Blackstone Group LP, the biggest alternative-asset manager, is “scrambling” to invest more than $10 billion in energy companies after the price of oil plunged, the firm’s president said.
“Our people are scrambling and trying to come up for air,” Tony James said on a call with reporters today discussing Blackstone’s fourth-quarter earnings. “Everything just got hammered at once. There’s clearly some very interesting values in the credit markets just buying debt at big discounts to face and getting equity-like returns.”
Oil’s 58 percent tumble since June has rippled through markets, erasing more than $15 billion from the portfolios of more than a dozen private equity firms, according to data compiled by Bloomberg on 28 publicly traded energy producers. The leaders of the private equity firms also say it’s creating opportunities to invest in distressed oil producers.
High-yield bonds tied to energy companies have slumped 17 percent since oil prices peaked. A sustained slump in crude oil may trigger a significant increase in defaults of energy companies, Deutsche Bank AG said in a report last month.
“It will take companies 1 1/2 years to really get into a lot of trouble, but for some of the service companies it’s just going to happen very, very quickly,” Steve Schwarzman, Blackstone’s chief executive officer, said on a separate call with analysts and investors today. “You’re going to see all kinds of shakeouts over the period of a year to three years.”
Blackstone and its biggest peers, including Carlyle Group LP, KKR & Co. and Apollo Global Management LLC, have raised more than $15 billion recently for energy investing. Blackstone, in addition to closing a $4.5 billion energy fund this month, is asking its clients for more than $1 billion to buy bonds of troubled energy producers and to provide rescue financing, a person with knowledge of the plans said this week.

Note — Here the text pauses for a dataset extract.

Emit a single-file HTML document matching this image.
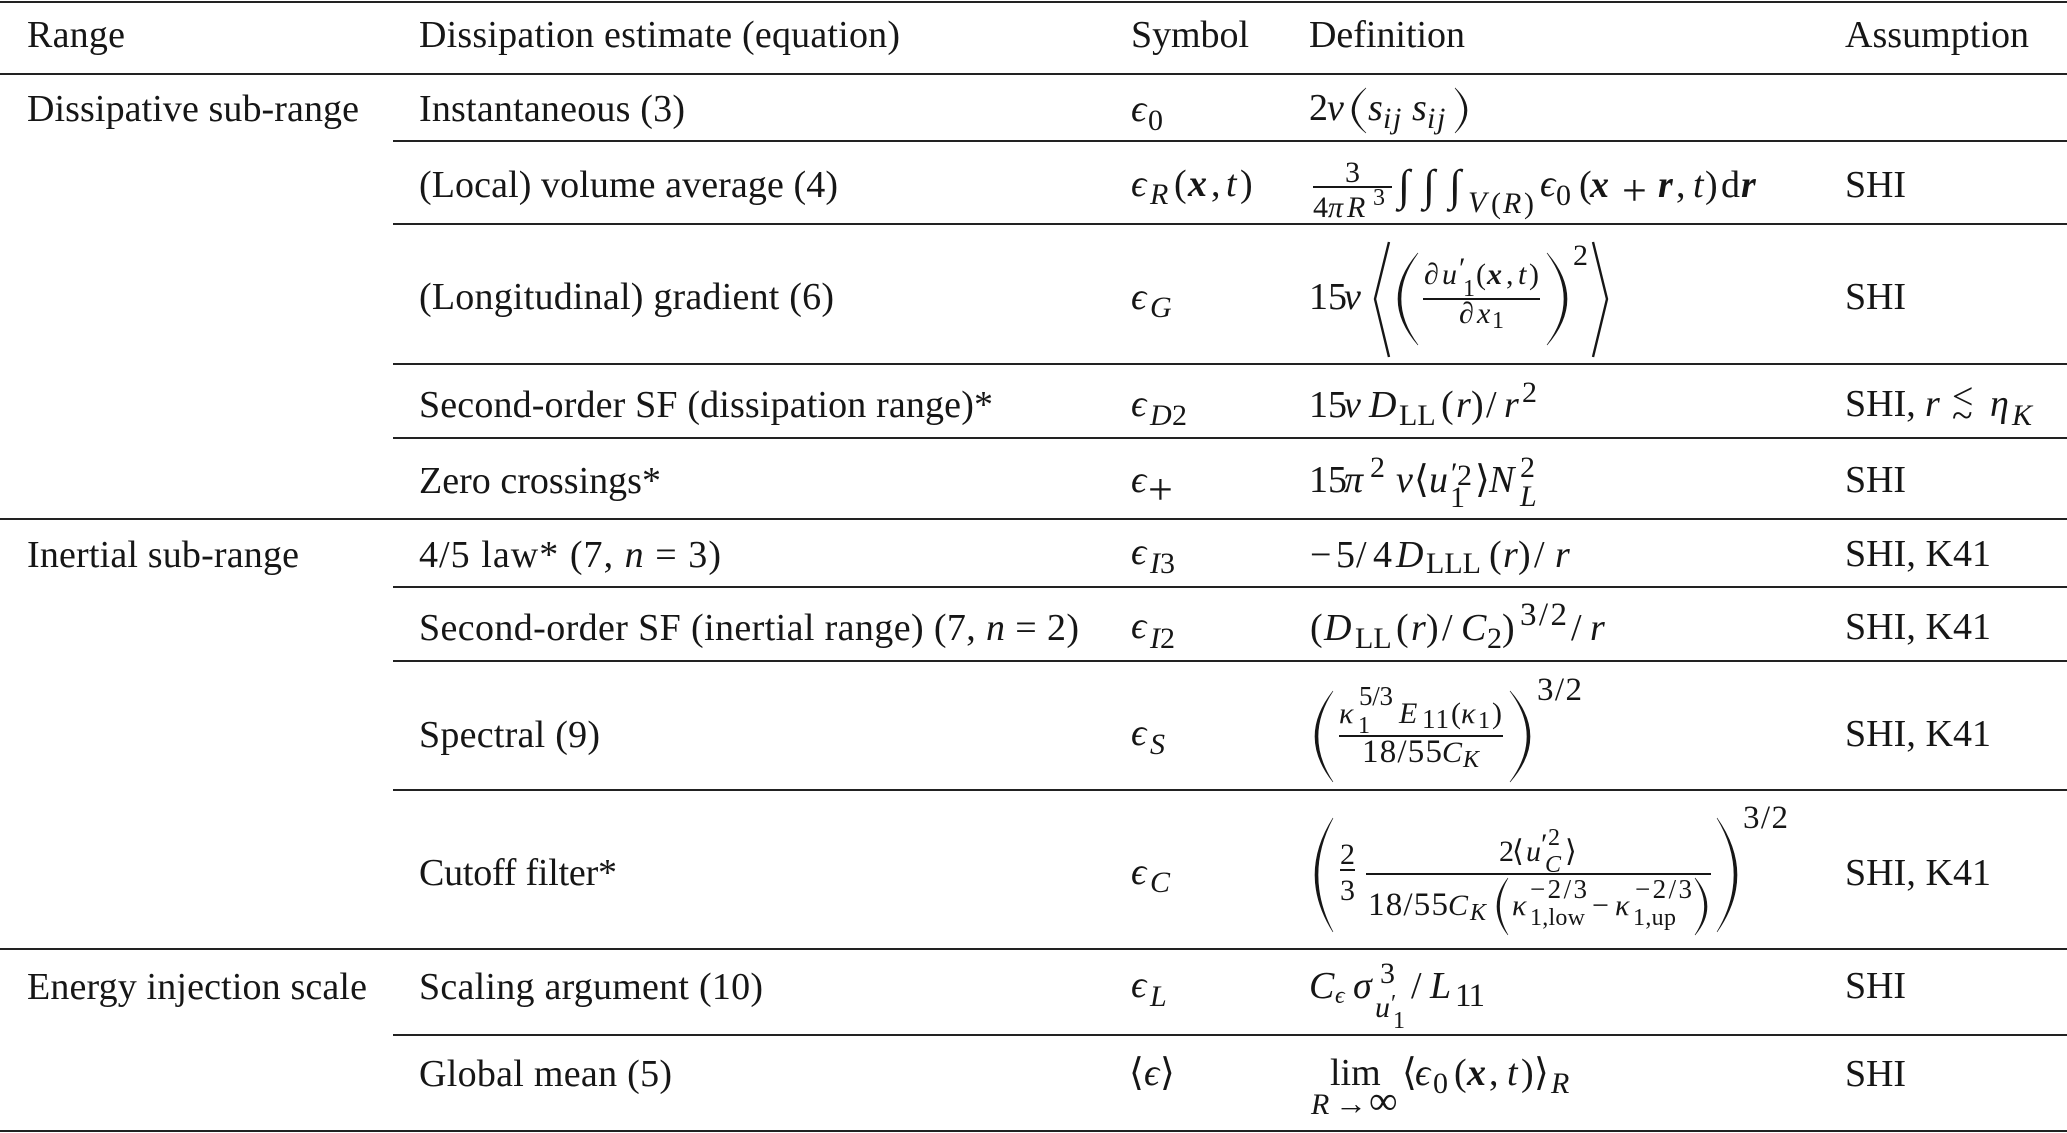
<!DOCTYPE html>
<html><head><meta charset="utf-8"><title>Dissipation estimates</title>
<style>
html,body{margin:0;padding:0;background:#fff;width:2067px;height:1133px;overflow:hidden}
svg{display:block}
text{font-family:"Liberation Serif","DejaVu Serif",serif;fill:#161616;white-space:pre}
.a{font-size:38px}
.b{font-size:38px;font-style:italic}
.g{font-size:38px;font-style:italic;font-weight:bold}
.c{font-size:30px}
.c2{font-size:33px}
.d{font-size:30px;font-style:italic}
.h{font-size:30px;font-style:italic;font-weight:bold}
.e{font-size:24px}
.e2{font-size:27px}
.f{font-size:24px;font-style:italic}
.i{font-size:44px}
line{stroke:#222;stroke-width:2}
.p{fill:#161616;stroke:#161616;stroke-width:.6}
.n{fill:none;stroke:#161616;stroke-width:2.4}
</style></head><body>
<svg width="2067" height="1133" viewBox="0 0 2067 1133" xmlns="http://www.w3.org/2000/svg">
<!-- rules -->
<line x1="0" x2="2067" y1="2" y2="2"/>
<line x1="0" x2="2067" y1="74" y2="74"/>
<line x1="393" x2="2067" y1="141" y2="141"/>
<line x1="393" x2="2067" y1="224" y2="224"/>
<line x1="393" x2="2067" y1="364" y2="364"/>
<line x1="393" x2="2067" y1="438" y2="438"/>
<line x1="0" x2="2067" y1="519" y2="519"/>
<line x1="393" x2="2067" y1="587" y2="587"/>
<line x1="393" x2="2067" y1="661" y2="661"/>
<line x1="393" x2="2067" y1="790" y2="790"/>
<line x1="0" x2="2067" y1="949" y2="949"/>
<line x1="393" x2="2067" y1="1035" y2="1035"/>
<line x1="0" x2="2067" y1="1131" y2="1131"/>

<!-- header -->
<text class="a" x="27" y="47" textLength="98">Range</text>
<text class="a" x="419" y="47" textLength="481">Dissipation estimate (equation)</text>
<text class="a" x="1131" y="47" textLength="118">Symbol</text>
<text class="a" x="1309" y="47" textLength="156">Definition</text>
<text class="a" x="1845" y="47" textLength="184">Assumption</text>

<!-- column 1 -->
<text class="a" x="27" y="121" textLength="332">Dissipative sub-range</text>
<text class="a" x="27" y="567" textLength="272">Inertial sub-range</text>
<text class="a" x="27" y="999" textLength="340">Energy injection scale</text>

<!-- column 2 -->
<text class="a" x="419" y="121" textLength="266">Instantaneous (3)</text>
<text class="a" x="419" y="197" textLength="419">(Local) volume average (4)</text>
<text class="a" x="419" y="309" textLength="415">(Longitudinal) gradient (6)</text>
<text class="a" x="419" y="417" textLength="574">Second-order SF (dissipation range)*</text>
<text class="a" x="419" y="493" textLength="242">Zero crossings*</text>
<text class="a" x="419" y="567" textLength="302">4/5 law* (7, <tspan font-style="italic">n</tspan> = 3)</text>
<text class="a" x="419" y="640" textLength="660">Second-order SF (inertial range) (7, <tspan font-style="italic">n</tspan> = 2)</text>
<text class="a" x="419" y="747" textLength="181">Spectral (9)</text>
<text class="a" x="419" y="885" textLength="198">Cutoff filter*</text>
<text class="a" x="419" y="999" textLength="344">Scaling argument (10)</text>
<text class="a" x="419" y="1086" textLength="253">Global mean (5)</text>

<!-- column 5 -->
<text class="a" x="1845" y="197" textLength="61">SHI</text>
<text class="a" x="1845" y="309" textLength="61">SHI</text>
<text class="a" x="1845" y="416">SHI,</text>
<text class="b" x="1925" y="416">r</text>
<text class="a" x="1952" y="409">&lt;</text>
<text class="a" x="1952" y="428">~</text>
<text class="b" x="1990" y="416">η</text>
<text class="d" x="2012" y="425">K</text>
<text class="a" x="1845" y="492" textLength="61">SHI</text>
<text class="a" x="1845" y="566" textLength="146">SHI, K41</text>
<text class="a" x="1845" y="639" textLength="146">SHI, K41</text>
<text class="a" x="1845" y="746" textLength="146">SHI, K41</text>
<text class="a" x="1845" y="885" textLength="146">SHI, K41</text>
<text class="a" x="1845" y="998" textLength="61">SHI</text>
<text class="a" x="1845" y="1086" textLength="61">SHI</text>

<!-- column 3 -->
<text class="b" x="1131" y="121">ϵ</text><text class="c" x="1148" y="130">0</text>
<text class="b" x="1131" y="196">ϵ</text><text class="d" x="1150" y="204">R</text>
<text class="a" x="1174" y="196">(</text><text class="g" x="1188" y="196">x</text><text class="a" x="1211" y="196">,</text><text class="b" x="1226" y="196">t</text><text class="a" x="1240" y="196">)</text>
<text class="b" x="1131" y="309">ϵ</text><text class="d" x="1150" y="317">G</text>
<text class="b" x="1131" y="416">ϵ</text><text class="d" x="1150" y="425">D</text><text class="c" x="1172" y="425">2</text>
<text class="b" x="1131" y="492">ϵ</text><text class="i" x="1148" y="504">+</text>
<text class="b" x="1131" y="564">ϵ</text><text class="d" x="1150" y="573">I</text><text class="c" x="1160" y="573">3</text>
<text class="b" x="1131" y="638">ϵ</text><text class="d" x="1150" y="648">I</text><text class="c" x="1160" y="648">2</text>
<text class="b" x="1131" y="745">ϵ</text><text class="d" x="1150" y="754">S</text>
<text class="b" x="1131" y="884">ϵ</text><text class="d" x="1150" y="892">C</text>
<text class="b" x="1131" y="997">ϵ</text><text class="d" x="1150" y="1006">L</text>
<text class="a" x="1129" y="1085">⟨</text><text class="b" x="1144" y="1085">ϵ</text><text class="a" x="1160" y="1085">⟩</text>

<!-- column 4 : row 1 -->
<text class="a" x="1309" y="120">2</text><text class="b" x="1327" y="120">ν</text>
<path class="p" d="M1366 88Q1338 110.500 1366 133Q1343 110.500 1366 88Z"/>
<text class="b" x="1368" y="120">s</text><text class="d" x="1383" y="128">i</text><text class="d" x="1393" y="128">j</text>
<text class="b" x="1412" y="120">s</text><text class="d" x="1427" y="128">i</text><text class="d" x="1437" y="128">j</text>
<path class="p" d="M1455 88Q1479 110.500 1455 133Q1474 110.500 1455 88Z"/>

<!-- row 2 -->
<text class="c" x="1345" y="182">3</text>
<rect x="1313" y="186" width="79" height="2" fill="#161616"/>
<text class="c" x="1313" y="217">4</text><text class="d" x="1328" y="217">π</text><text class="d" x="1347" y="217">R</text><text class="e" x="1373" y="205">3</text>
<text class="i" x="1398" y="200" font-style="italic">∫</text><text class="i" x="1423" y="200" font-style="italic">∫</text><text class="i" x="1449" y="200" font-style="italic">∫</text>
<text class="d" x="1468" y="212">V</text><text class="c" x="1491" y="213">(</text><text class="d" x="1503" y="213">R</text><text class="c" x="1524" y="213">)</text>
<text class="b" x="1540" y="196">ϵ</text><text class="c" x="1556" y="205">0</text>
<text class="a" x="1579" y="197">(</text><text class="g" x="1590" y="197">x</text><text class="i" x="1622" y="205">+</text><text class="g" x="1658" y="197">r</text><text class="a" x="1676" y="197">,</text><text class="b" x="1693" y="197">t</text><text class="a" x="1705" y="197">)</text>
<text class="a" x="1721" y="197">d</text><text class="g" x="1741" y="197">r</text>

<!-- row 3 -->
<text class="a" x="1309" y="309">15</text><text class="b" x="1344" y="309">ν</text>
<polyline class="n" points="1389,242 1375,299 1389,357"/>
<path class="p" d="M1418 253Q1378 299 1418 345Q1384 299 1418 253Z"/>
<text class="c" x="1424" y="284">∂</text><text class="d" x="1442" y="284">u</text><text class="c" x="1459" y="278">′</text><text class="e" x="1463" y="296">1</text>
<text class="c" x="1476" y="284">(</text><text class="h" x="1487" y="284">x</text><text class="c" x="1506" y="284">,</text><text class="d" x="1518" y="284">t</text><text class="c" x="1529" y="284">)</text>
<rect x="1423" y="298" width="117" height="2" fill="#161616"/>
<text class="c" x="1459" y="323">∂</text><text class="d" x="1477" y="323">x</text><text class="e" x="1492" y="328">1</text>
<path class="p" d="M1547 253Q1587 299 1547 345Q1581 299 1547 253Z"/>
<text class="c" x="1573" y="265">2</text>
<polyline class="n" points="1593,242 1607,299 1593,357"/>

<!-- row 4 -->
<text class="a" x="1309" y="417">15</text><text class="b" x="1344" y="417">ν</text><text class="b" x="1369" y="417">D</text><text class="c" x="1399" y="425">LL</text>
<text class="a" x="1441" y="417">(</text><text class="b" x="1456" y="417">r</text><text class="a" x="1471" y="417">)</text><text class="a" x="1486" y="417">/</text><text class="b" x="1504" y="417">r</text><text class="c" x="1522" y="402">2</text>

<!-- row 5 -->
<text class="a" x="1309" y="492">15</text><text class="b" x="1344" y="492">π</text><text class="c" x="1370" y="477">2</text><text class="b" x="1396" y="492">ν</text>
<text class="a" x="1414" y="492">⟨</text><text class="b" x="1429" y="492">u</text><text class="c" x="1451" y="483">′</text><text class="c" x="1457" y="485">2</text><text class="c" x="1450" y="507">1</text><text class="a" x="1475" y="492">⟩</text>
<text class="b" x="1489" y="492">N</text><text class="c" x="1520" y="477">2</text><text class="d" x="1520" y="506">L</text>

<!-- row 6 -->
<text class="a" x="1310" y="567" textLength="24">−</text><text class="a" x="1336" y="567">5</text><text class="a" x="1356" y="567">/</text><text class="a" x="1373" y="567">4</text><text class="b" x="1396" y="567">D</text><text class="c" x="1426" y="573">LLL</text>
<text class="a" x="1489" y="567">(</text><text class="b" x="1503" y="567">r</text><text class="a" x="1518" y="567">)</text><text class="a" x="1534" y="567">/</text><text class="b" x="1555" y="567">r</text>

<!-- row 7 -->
<text class="a" x="1310" y="640">(</text><text class="b" x="1324" y="640">D</text><text class="c" x="1355" y="648">LL</text>
<text class="a" x="1396" y="640">(</text><text class="b" x="1411" y="640">r</text><text class="a" x="1426" y="640">)</text><text class="a" x="1442" y="640">/</text><text class="b" x="1461" y="640">C</text><text class="c" x="1487" y="648">2</text><text class="a" x="1502" y="640">)</text>
<text class="c2" x="1520" y="625" textLength="47">3/2</text><text class="a" x="1571" y="640">/</text><text class="b" x="1590" y="640">r</text>

<!-- row 8 -->
<path class="p" d="M1333 691Q1297 736.500 1333 782Q1303 736.500 1333 691Z"/>
<text class="d" x="1339" y="723">κ</text><text class="e2" x="1359" y="705" textLength="34">5/3</text><text class="e" x="1358" y="733">1</text>
<text class="d" x="1399" y="723">E</text><text class="e2" x="1422" y="728" textLength="27">11</text>
<text class="c" x="1451" y="723">(</text><text class="d" x="1461" y="723">κ</text><text class="e" x="1478" y="728">1</text><text class="c" x="1492" y="723">)</text>
<rect x="1339" y="735" width="164" height="2" fill="#161616"/>
<text class="c2" x="1362" y="762" textLength="80">18/55</text><text class="d" x="1442" y="762">C</text><text class="f" x="1463" y="767">K</text>
<path class="p" d="M1510 691Q1550 736.500 1510 782Q1544 736.500 1510 691Z"/>
<text class="c2" x="1537" y="700" textLength="45">3/2</text>

<!-- row 9 -->
<path class="p" d="M1333 818Q1297 875 1333 932Q1303 875 1333 818Z"/>
<text class="c" x="1340" y="864">2</text><rect x="1340" y="869" width="15" height="2" fill="#161616"/><text class="c" x="1340" y="900">3</text>
<text class="c" x="1499" y="861">2</text><text class="c" x="1512" y="861">⟨</text><text class="d" x="1526" y="861">u</text><text class="c" x="1541" y="854">′</text><text class="e" x="1548" y="845">2</text><text class="f" x="1545" y="872">C</text><text class="c" x="1565" y="861">⟩</text>
<rect x="1366" y="873" width="345" height="2" fill="#161616"/>
<text class="c2" x="1368" y="915" textLength="80">18/55</text><text class="d" x="1448" y="915">C</text><text class="f" x="1470" y="920">K</text>
<path class="p" d="M1508 878Q1486 906.500 1508 935Q1491 906.500 1508 878Z"/>
<text class="d" x="1512" y="915">κ</text><text class="e2" x="1530" y="898" textLength="57">−2/3</text><text class="e" x="1530" y="925" textLength="55">1,low</text>
<text class="c" x="1592" y="915">−</text><text class="d" x="1615" y="915">κ</text><text class="e2" x="1635" y="898" textLength="57">−2/3</text><text class="e" x="1633" y="925" textLength="43">1,up</text>
<path class="p" d="M1695 878Q1719 906.500 1695 935Q1714 906.500 1695 878Z"/>
<path class="p" d="M1717 818Q1757 875 1717 932Q1751 875 1717 818Z"/>
<text class="c2" x="1743" y="828" textLength="45">3/2</text>

<!-- row 10 -->
<text class="b" x="1309" y="998">C</text><text class="f" x="1335" y="1003">ϵ</text><text class="b" x="1353" y="998">σ</text><text class="c" x="1380" y="983">3</text>
<text class="d" x="1375" y="1017">u</text><text class="e" x="1391" y="1011">′</text><text class="e" x="1393" y="1028">1</text>
<text class="a" x="1411" y="998">/</text><text class="b" x="1430" y="998">L</text><text class="c2" x="1455" y="1006" textLength="30">11</text>

<!-- row 11 -->
<text class="a" x="1330" y="1085">lim</text><text class="d" x="1311" y="1114">R</text><text class="c" x="1335" y="1114" textLength="32" style="font-size:32px">→</text><text class="c" x="1369" y="1114" style="font-size:40px">∞</text>
<text class="a" x="1402" y="1085">⟨</text><text class="b" x="1415" y="1085">ϵ</text><text class="c" x="1433" y="1093">0</text>
<text class="a" x="1454" y="1085">(</text><text class="g" x="1467" y="1085">x</text><text class="a" x="1489" y="1085">,</text><text class="b" x="1507" y="1085">t</text><text class="a" x="1521" y="1085">)</text><text class="a" x="1534" y="1085">⟩</text><text class="d" x="1551" y="1093">R</text>
</svg>
</body></html>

“The timing of having that capital available now really couldn’t be better,” Schwarzman, 67, said of the energy fund. “We’re accelerating our plans to raise additional capital to augment our existing large energy business” at GSO Capital Partners, the firm’s credit unit.
GSO earlier this month committed as much as $500 million to fund oil and gas development for Linn Energy LLC. Under the five-year agreement, Blackstone would fund drilling programs at locations selected by Houston-based Linn for an 85 percent working interest in the wells.
“Emergency sales of assets or companies looking to either sell themselves or get an equity infusion -- we are seeing all of that,” James said on the call with reporters.
James, 63, spoke while addressing Blackstone’s fourth-quarter earnings. The results, while lower than the New York-based firm’s record quarter a year earlier, exceeded analysts’ estimates, driven by sales of private equity holdings. Blackstone also reported assets under management of $290 billion, the highest among peers.
Economic net income, a measure of earnings excluding some costs, declined 6 percent to $1.45 billion, or $1.25 cents a share, from $1.54 billion, or $1.35 a share, a year ago, Blackstone said. Analysts had expected earnings of 92 cents a share, according to the average of 16 estimates in a Bloomberg survey.
Blackstone rose 0.3 percent to $36.86, an all-time high, at the close of trading in New York. The stock has advanced 9 percent this year.
Blackstone is looking to invest in U.S. shale operators and international oil exploration and development while avoiding ultra deep-water drilling and heavy oil, David Foley, the firm’s head of energy deals, said last month. Shale production in the U.S. is largely resilient to lower oil prices, Foley said.
Heavy oil is a dense form of the substance that requires extra processing treatments such as heating and dilution, making it more expensive to produce.
Apollo last week registered a fund that will invest in less liquid or illiquid energy assets. The filing didn’t disclose how much the New York-based firm plans to raise.
Carlyle, based in Washington, has about $7 billion dedicated to investing in energy companies and assets, co-founder David Rubenstein said last month. That includes a first-time international energy fund and North American energy and power funds.
KKR, run by Henry Kravis and George Roberts, is seeking as much as $3 billion for its second special situations fund to provide financing to troubled companies, including those hurt by plunging oil prices, two people with knowledge of the plans said last week. The New York-based firm also invests in oil and gas assets through a $2 billion energy income and growth fund.